The 6-foot, 156-pound Moutinho is slightly bigger than El-Munir (5-foot-9, 154 pounds), but doesn’t play bigger yet. He’s only 20, so he’s still got some physical maturing to do. He came out of Sporting CP’s academy in Portugal and decided to play college soccer at Akron. He spent only one season with the Zips, where he started all 24 games in his freshman season, scoring three goals and adding five assists in 2,109 minutes of play in 2017. He was named First Team All-MAC, U.S. Soccer Coaches First Team All-American and MAC Freshman of the year before signing a Generation Adidas contract with MLS. 

Moutinho made $169,999.96, compared to El-Munir’s guaranteed compensation of $192,833.29 in 2018. However, being a Generation Adidas player, Moutinho does not count against the senior roster. Both are international players, but our source tells us that Moutinho is working towards receiving his green card and may soon no longer require an international slot.
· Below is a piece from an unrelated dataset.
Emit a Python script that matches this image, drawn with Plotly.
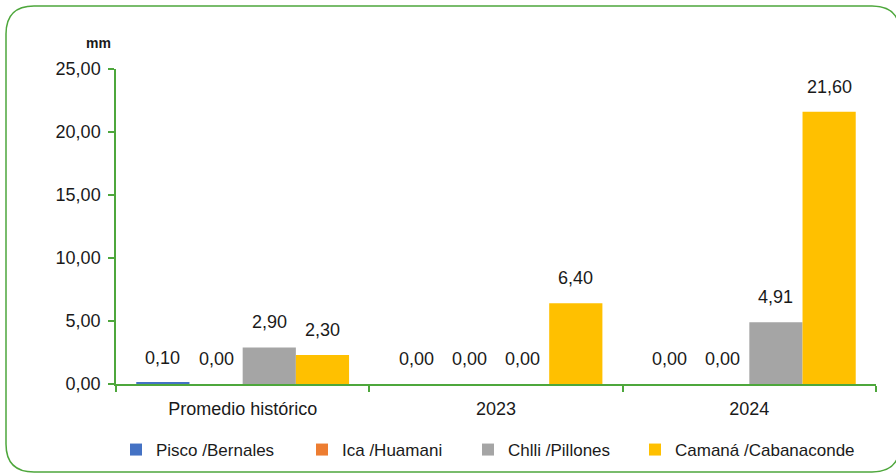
import plotly.graph_objects as go

# Precipitation (mm) by station and period
categories = ["Promedio histórico", "2023", "2024"]
series_names = ["Pisco /Bernales", "Ica /Huamani", "Chlli /Pillones", "Camaná /Cabanaconde"]
pisco = [0.10, 0.00, 0.00]
ica = [0.00, 0.00, 0.00]
chili = [2.90, 0.00, 4.91]
camana = [2.30, 6.40, 21.60]
colors = ["#4472C4", "#ED7D31", "#A5A5A5", "#FFC000"]
y_ticks = [0, 5, 10, 15, 20, 25]

FONT = "Liberation Sans, Arial, sans-serif"
GREEN = "#4EA73C"
TXT = "#1a1a1a"

W, H = 896, 474
L, R, T, B = 116, 20, 69, 90
pw, ph = W - L - R, H - T - B
BARGAP = 0.16


def px_x(v):
    return (v - L) / pw


def px_y(v):
    return (H - B - v) / ph


series = [pisco, ica, chili, camana]
n = len(series)
bar_px = pw / len(categories) * (1 - BARGAP) / n

fig = go.Figure()
legend_ids = ["legend", "legend2", "legend3", "legend4"]
for i, (name, vals, col) in enumerate(zip(series_names, series, colors)):
    fig.add_trace(go.Bar(
        name=name, x=categories, y=vals, marker_color=col,
        marker_line_width=0, legend=legend_ids[i],
    ))
    # value labels above each bar (x given as category index)
    for j, v in enumerate(vals):
        fig.add_annotation(
            x=j, y=v, xref="x", yref="y",
            xshift=(i - (n - 1) / 2) * bar_px, yshift=25,
            text=f"{v:.2f}".replace(".", ","), showarrow=False,
            font=dict(family=FONT, size=18, color=TXT),
        )

# rounded green frame around the whole chart (right side runs past the page edge)
x0, x1, y0, y1 = px_x(6), px_x(900), px_y(472), px_y(6)
rx, ry = 28 / pw, 28 / ph
path = (f"M {x0+rx},{y1} L {x1-rx},{y1} Q {x1},{y1} {x1},{y1-ry} "
        f"L {x1},{y0+ry} Q {x1},{y0} {x1-rx},{y0} L {x0+rx},{y0} "
        f"Q {x0},{y0} {x0},{y0+ry} L {x0},{y1-ry} Q {x0},{y1} {x0+rx},{y1} Z")
fig.add_shape(type="path", path=path, xref="paper", yref="paper",
              line=dict(color=GREEN, width=1.5), layer="below")

fig.add_annotation(text="<b>mm</b>", x=px_x(84), y=px_y(33), xref="paper", yref="paper",
                   showarrow=False, font=dict(family=FONT, size=14, color=TXT))

legend_style = dict(orientation="h", xanchor="left", y=px_y(450), yanchor="middle",
                    font=dict(family=FONT, size=17, color=TXT), itemwidth=30,
                    bgcolor="rgba(0,0,0,0)")
legend_text_px = [153, 339, 505, 672]
legends = {lid: dict(legend_style, x=px_x(tx - 37)) for lid, tx in zip(legend_ids, legend_text_px)}

fig.update_layout(
    width=W, height=H,
    margin=dict(l=L, r=R, t=T, b=B, autoexpand=False),
    paper_bgcolor="white", plot_bgcolor="white",
    barmode="group", bargap=BARGAP, bargroupgap=0,
    separators=",.",
    font=dict(family=FONT, size=17, color=TXT),
    showlegend=True,
    xaxis=dict(
        type="category", range=[-0.5, len(categories) - 0.5],
        showline=True, linecolor=GREEN, linewidth=1.5,
        ticks="outside", tickson="boundaries", tickcolor=GREEN, ticklen=6, tickwidth=1.5,
        showgrid=False, ticklabelstandoff=8, automargin=False,
        tickfont=dict(family=FONT, size=18, color=TXT),
    ),
    yaxis=dict(
        range=[0, 25], tickvals=y_ticks, tickformat=".2f",
        showline=True, linecolor=GREEN, linewidth=1.5,
        ticks="outside", tickcolor=GREEN, ticklen=6, tickwidth=1.5,
        showgrid=False, zeroline=False, automargin=False, ticklabelstandoff=4,
        tickfont=dict(family=FONT, size=18, color=TXT),
    ),
    **legends,
)

fig.write_html("out.html")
El-Munir, 26, just completed his first season in MLS after playing five games with Partizan in Serbia in 2017. He became a fan favorite with his speed and fancy footwork but was inconsistent defensively and his back-post defending was quite bad at times, especially early in the season. One mlssoccer.com writer in particular was repeatedly bewildered by El-Munir’s play.

The Libyan international played in 26 matches (23 starts), getting 2,089 minutes in 2018, El-Munir scored no goals in 2018 but did chip in two assists, attempting 23 shots (eight on goal). He was a 77.6% passer, committed 34 fouls, and drew 18. Defensively, he averaged 3.8 tackles, 2.7 interceptions, 1.7 clearances, and 0.3 blocks per match. So in all but the tackles category, Moutinho compares well with the Libyan on defense. In terms of discipline, El-Munir picked up six yellow cards and one red in 2018.
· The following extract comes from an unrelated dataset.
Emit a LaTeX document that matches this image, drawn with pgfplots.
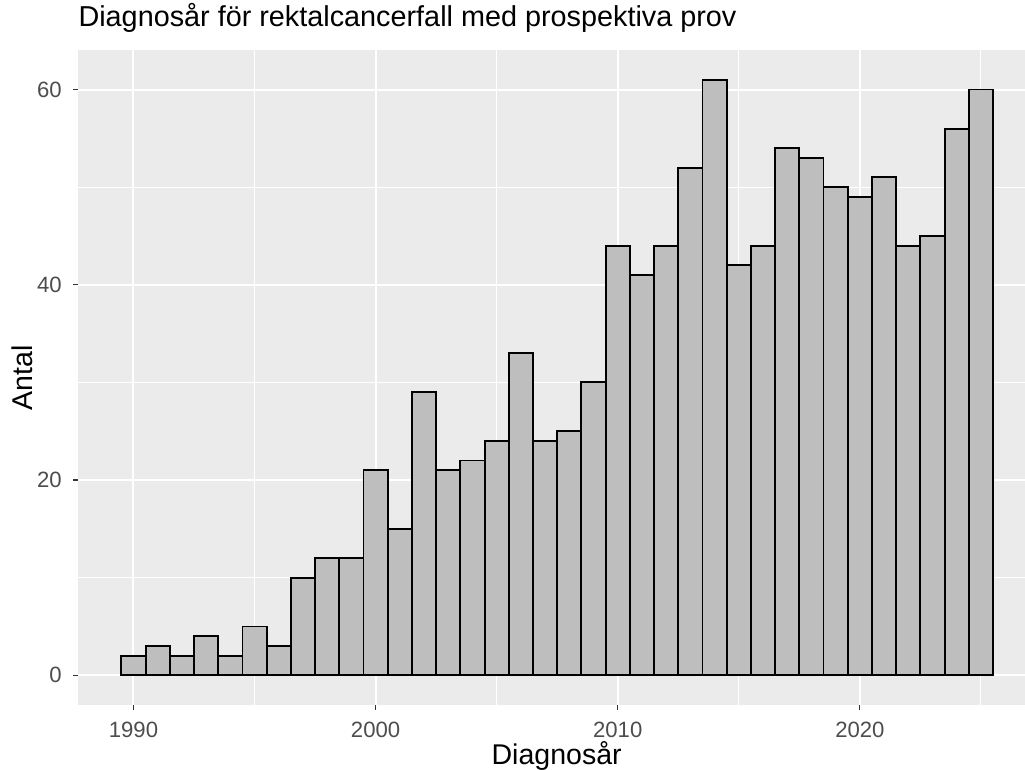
\documentclass[border=0pt]{standalone}
\usepackage{pgfplots}
\pgfplotsset{compat=1.18}
\usepackage{fontspec}
\setmainfont{Liberation Sans}
\definecolor{panelbg}{HTML}{EBEBEB}
\definecolor{barfill}{HTML}{BEBEBE}
\definecolor{ticklab}{HTML}{4D4D4D}
\definecolor{tickcol}{HTML}{333333}
\begin{document}
\begin{tikzpicture}
\begin{axis}[
  name=ax,
  scale only axis,
  width=710pt, height=491.25pt,
  xmin=1987.72, xmax=2026.82,
  ymin=-3.05, ymax=64.05,
  xtick={1990,2000,2010,2020},
  ytick={0,20,40,60},
  minor xtick={1995,2005,2015,2025},
  minor ytick={10,30,50},
  grid=both,
  major grid style={white, line width=1.5pt},
  minor grid style={white, line width=0.8pt},
  axis background/.style={fill=panelbg},
  axis line style={draw=none},
  tick align=outside,
  tick pos=left,
  major tick length=3.75pt,
  minor tick length=0pt,
  tick style={tickcol, line width=0.8pt},
  /pgf/number format/assume math mode=true,
  xticklabel style={font=\fontsize{16.6}{19}\selectfont, text=ticklab, anchor=base, inner sep=0pt, yshift=-20.6pt},
  yticklabel style={font=\fontsize{16.6}{19}\selectfont, text=ticklab, anchor=east, inner sep=0pt, xshift=-8.5pt},
  x tick label style={/pgf/number format/1000 sep={}},
  xlabel={Diagnosår},
  ylabel={Antal},
  xlabel style={font=\fontsize{21.4}{25}\selectfont, at={(axis description cs:0.5053,-0.0901)}, anchor=base, inner sep=0pt},
  ylabel style={font=\fontsize{21.4}{25}\selectfont, at={(axis description cs:-0.04785,0.5)}, anchor=base, inner sep=0pt},
  title={Diagnosår för rektalcancerfall med prospektiva prov},
  title style={font=\fontsize{21.6}{25}\selectfont, at={(axis description cs:0,1.0229)}, anchor=base west, inner sep=0pt},
]
\addplot[ybar, bar width=1, bar shift=0pt, fill=barfill, draw=black, line width=1.4pt] coordinates {
(1990,2) (1991,3) (1992,2) (1993,4) (1994,2) (1995,5) (1996,3) (1997,10) (1998,12) (1999,12)
(2000,21) (2001,15) (2002,29) (2003,21) (2004,22) (2005,24) (2006,33) (2007,24) (2008,25) (2009,30)
(2010,44) (2011,41) (2012,44) (2013,52) (2014,61) (2015,42) (2016,44) (2017,54) (2018,53) (2019,50)
(2020,49) (2021,51) (2022,44) (2023,45) (2024,56) (2025,60)
};
\end{axis}
\pgfresetboundingbox
\path[use as bounding box] ([shift={(-58.7pt,-48pt)}]ax.south west) rectangle ([shift={(0pt,37.5pt)}]ax.north east);
\end{tikzpicture}
\end{document}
What This Means for Orlando City

The first response for many Orlando fans would be negative on this deal but there are benefits. Moutinho is young and is still developing but he’s already got some MLS experience at age 20. The Portuguese youngster has shown a ton of potential and as a Generation Adidas player he won’t count against the senior roster, allowing the Lions a bit more flexibility with El-Munir’s salary off the books, saving nearly $200,000 in cap space. If he does indeed get his green card soon, it would free up an international slot as well, which can be used on someone else.

Defensively, Moutinho still needs to grow as a player — in fact, he literally needs to put on some muscle and grow into his body, per our friends at Angels on Parade — but his upside is higher than El-Munir’s, as the Libyan is already 26 and what you see is pretty much what you get. If James O’Connor’s plan is to play a three-man back line, Moutinho could step into a wingback role quickly.

This is a trade that will require a year or more to fully evaluate. If Moutinho blossoms quickly and/or if the savings on El-Munir’s salary (and potentially his international slot) is spent wisely, it will be a beneficial one for Orlando City in the short term. If it takes longer for the 20-year-old to develop, it can still be a good deal for the Lions in the long run. We know what El-Munir will bring LAFC — both good and bad — and he may end up being a better fit there. We don’t yet know what Moutinho will bring to the City Beautiful.